Ma il problema va oltre ed è lì che mi viene davvero rabbia. Perché questo “coprire” già di suo così RIDICOLO ed OTTUSO, assume la veste del SERVILISMO nel momento in cui è fatto per stringere patti ed alleanze per motivi economici, finanziari, politici. E c’è l’agenda anti-Isis da discutere. Figurarsi cosa contano delle statue “peccaminose”. 

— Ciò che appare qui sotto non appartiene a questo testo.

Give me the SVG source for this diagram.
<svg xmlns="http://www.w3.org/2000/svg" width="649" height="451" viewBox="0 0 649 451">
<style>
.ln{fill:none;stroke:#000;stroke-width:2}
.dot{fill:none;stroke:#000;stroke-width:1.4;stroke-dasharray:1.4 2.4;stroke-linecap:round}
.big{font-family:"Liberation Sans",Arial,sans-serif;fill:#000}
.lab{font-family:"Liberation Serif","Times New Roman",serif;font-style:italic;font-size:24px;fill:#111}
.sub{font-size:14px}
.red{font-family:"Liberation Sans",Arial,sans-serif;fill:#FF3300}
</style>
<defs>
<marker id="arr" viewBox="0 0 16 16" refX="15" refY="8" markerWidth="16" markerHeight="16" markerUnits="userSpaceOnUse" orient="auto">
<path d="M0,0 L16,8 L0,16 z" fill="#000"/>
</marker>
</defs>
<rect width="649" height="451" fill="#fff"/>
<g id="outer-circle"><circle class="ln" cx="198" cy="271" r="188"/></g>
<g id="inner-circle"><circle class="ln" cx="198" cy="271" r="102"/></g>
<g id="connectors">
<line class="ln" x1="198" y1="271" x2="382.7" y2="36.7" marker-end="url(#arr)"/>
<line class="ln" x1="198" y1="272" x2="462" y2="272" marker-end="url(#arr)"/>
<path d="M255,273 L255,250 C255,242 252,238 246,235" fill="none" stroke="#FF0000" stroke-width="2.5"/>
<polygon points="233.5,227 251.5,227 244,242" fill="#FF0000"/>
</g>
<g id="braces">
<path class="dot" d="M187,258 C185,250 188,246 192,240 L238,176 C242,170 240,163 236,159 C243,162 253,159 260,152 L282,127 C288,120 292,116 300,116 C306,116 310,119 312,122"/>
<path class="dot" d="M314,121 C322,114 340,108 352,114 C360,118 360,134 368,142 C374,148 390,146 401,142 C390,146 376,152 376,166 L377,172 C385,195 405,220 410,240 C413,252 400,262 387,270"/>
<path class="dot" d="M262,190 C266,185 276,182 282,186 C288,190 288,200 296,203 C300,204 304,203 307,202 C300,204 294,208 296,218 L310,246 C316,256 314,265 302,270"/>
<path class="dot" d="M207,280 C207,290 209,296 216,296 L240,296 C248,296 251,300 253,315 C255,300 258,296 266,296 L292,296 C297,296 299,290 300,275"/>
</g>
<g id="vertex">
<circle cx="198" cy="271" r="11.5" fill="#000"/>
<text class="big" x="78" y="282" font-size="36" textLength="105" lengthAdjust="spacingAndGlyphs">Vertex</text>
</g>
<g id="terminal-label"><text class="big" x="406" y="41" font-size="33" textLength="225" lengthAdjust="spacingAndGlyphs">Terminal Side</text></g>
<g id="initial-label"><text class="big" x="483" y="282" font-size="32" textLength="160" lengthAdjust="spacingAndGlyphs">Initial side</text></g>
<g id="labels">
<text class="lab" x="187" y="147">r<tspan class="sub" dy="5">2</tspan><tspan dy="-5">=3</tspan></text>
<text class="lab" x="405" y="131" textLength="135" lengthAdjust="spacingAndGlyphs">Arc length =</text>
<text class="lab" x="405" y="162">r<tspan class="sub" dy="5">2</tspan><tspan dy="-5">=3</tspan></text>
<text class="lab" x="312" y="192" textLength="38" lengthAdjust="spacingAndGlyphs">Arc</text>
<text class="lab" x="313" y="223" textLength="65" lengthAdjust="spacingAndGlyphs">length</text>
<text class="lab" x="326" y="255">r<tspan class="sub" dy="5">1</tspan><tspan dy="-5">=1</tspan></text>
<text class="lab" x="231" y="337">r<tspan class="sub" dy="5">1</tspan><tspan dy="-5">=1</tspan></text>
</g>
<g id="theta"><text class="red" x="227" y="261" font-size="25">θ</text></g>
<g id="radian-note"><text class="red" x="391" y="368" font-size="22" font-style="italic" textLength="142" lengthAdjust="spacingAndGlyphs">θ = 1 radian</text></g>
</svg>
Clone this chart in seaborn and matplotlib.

Così, si coprono quelle magnifiche nudità, nostro orgoglio di fronte al mondo. Si coprono delle statue come messaggio di compiacenza, come servile annullamento della nostra cultura, come accettazione dell’altrui concezione della DONNA che – in Iran – deve essere “velata” (pena multe e carcere): “le donne che compaiono in luoghi pubblici senza indossare un velo adeguato saranno condannate da dieci giorni a due mesi oppure a versare un’ammenda da 50.000 a 500.000 riyal” (articolo 638 del Codice penale iraniano ratificato nel 1996).

E così, non potendo velare tutte le cittadine italiane per compiacere il presidente (utile e potente), si nascondono delle statue “nude”. Almeno quelle.

Chi mi conosce sa bene quanto io sostenga l’interculturalità, la “contaminazione culturale” e quanto io condanni ogni forma di razzismo, chiusura, discriminazione. Ma questo fatto… beh. Qui si cade nel RIDICOLO.

Vivere l’interculturalità non significa annullare la cultura, la storia, l’arte del Paese che accoglie.

Vivere l’interculturalità non significa annullare i propri valori e dettati civili, accettando lo svilimento e annullamento della donna come Persona.

Ma qui non c’è intercultura: questo si chiama servilismo economico-politico.

Per combattere il terrorismo dell’Isis, si china la testa di fronte ad una sorta di “terrorismo culturale”.